Matt Taibbi is a politics reporter for Rolling Stone. I caught him on the Daily Show a few weeks ago, and he's a funny, intelligent young person, forced to cover the John Kerry campaign in '04, which he apparently did on one day in a gorilla suit just to quell the monotony. And although he disappointed Kevin Drum (and me) with the article that promised to blow the lid off of the Ohio shenanigans in the Presidential election, Taibbi is generally compelling. A fabulous example is his new story on the inner workings of congress from the perspective of one of the most successful amendment-passers in the House of Representatives, none other than Bernie Sanders, independent from Vermont. Taibbi followed Sanders around, wanting to lay out the real bill-making process in today's Washington.

It is a sensational read, confirming every bad thing you have ever imagined about our elected officials, and then some. Both a primer and a horror show, he describes a meeting of the all-powerful Rules Committee, "perhaps the free world's outstanding bureaucratic abomination -- a tiny, airless closet deep in the labyrinth of the Capitol where some of the very meanest people on earth spend their days cleaning democracy like a fish."
The Democrats generally occupy a four-seat row on the far left end of the panel table, and during hearings they tend to sit there in mute, impotent rage, looking like the unhappiest four heads of lettuce to ever come out of the ground.

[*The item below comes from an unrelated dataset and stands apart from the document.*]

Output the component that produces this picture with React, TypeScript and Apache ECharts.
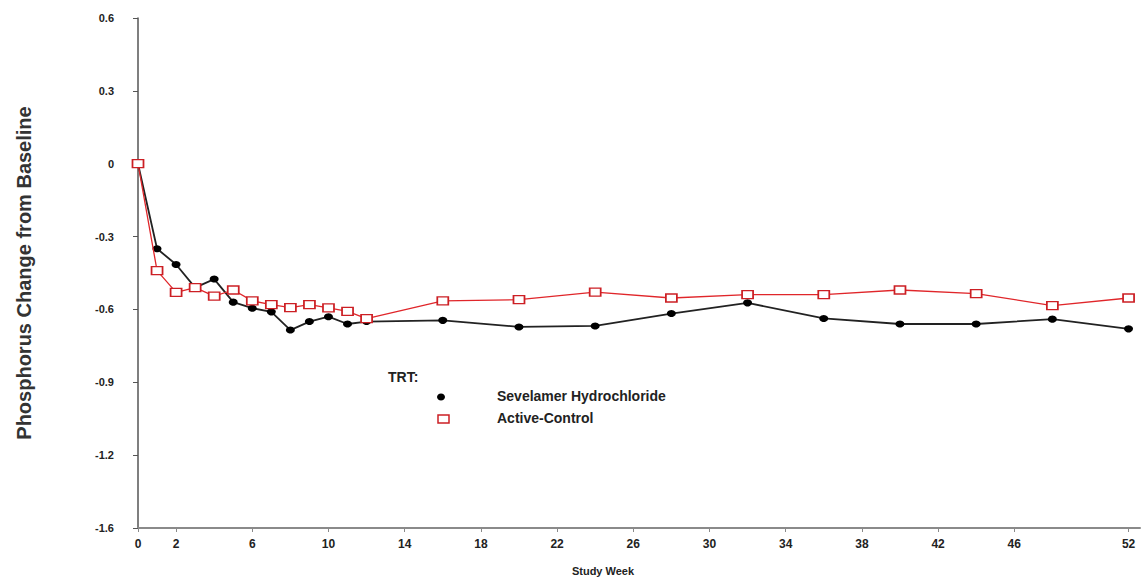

The one thing they are allowed to do is argue. Sensenbrenner gives them just such an opportunity, and soon he and McGovern fall into a row about gag orders.

In the middle of the exchange, Sanders gets up and, looking like a film lover leaving in the middle of a bad movie, motions for me to join him in the hallway. He gestures at the committee room. "It's cramped, it's uncomfortable, there isn't enough room for the public or press," he says. "That's intentional. If they wanted people to see this, they'd pick a better hall."

Sanders then asks me if I noticed anything unusual about the squabbling between Sensenbrenner and McGovern. "Think about it," he says, checking his watch. "How hard is it to say, 'Mr. Sanders, be here at 4:30 p.m.'? Answer: not hard at all. You see, a lot of the things we do around here are structured. On the floor, in other committees, it's like that. But in the Rules Committee, they just go on forever. You see what I'm getting at?"

I shrug.

"It has the effect of discouraging people from offering amendments," he says. "Members know that they're going to have to sit for a long time. Eventually they have to choose between coming here and conducting other business. And a lot of them choose other business . . . That's what that show in there was about."
At this point (this point being 15 years removed from the 21-year-old version of my idealism), there's no reason to be shocked. Still, I'm struck by how little, ultimately, it matters whether a majority in Congress supports your initiatives or not. In a representative government, you would think that's the goal, but it's really just one small step somewhere in the middle of the process.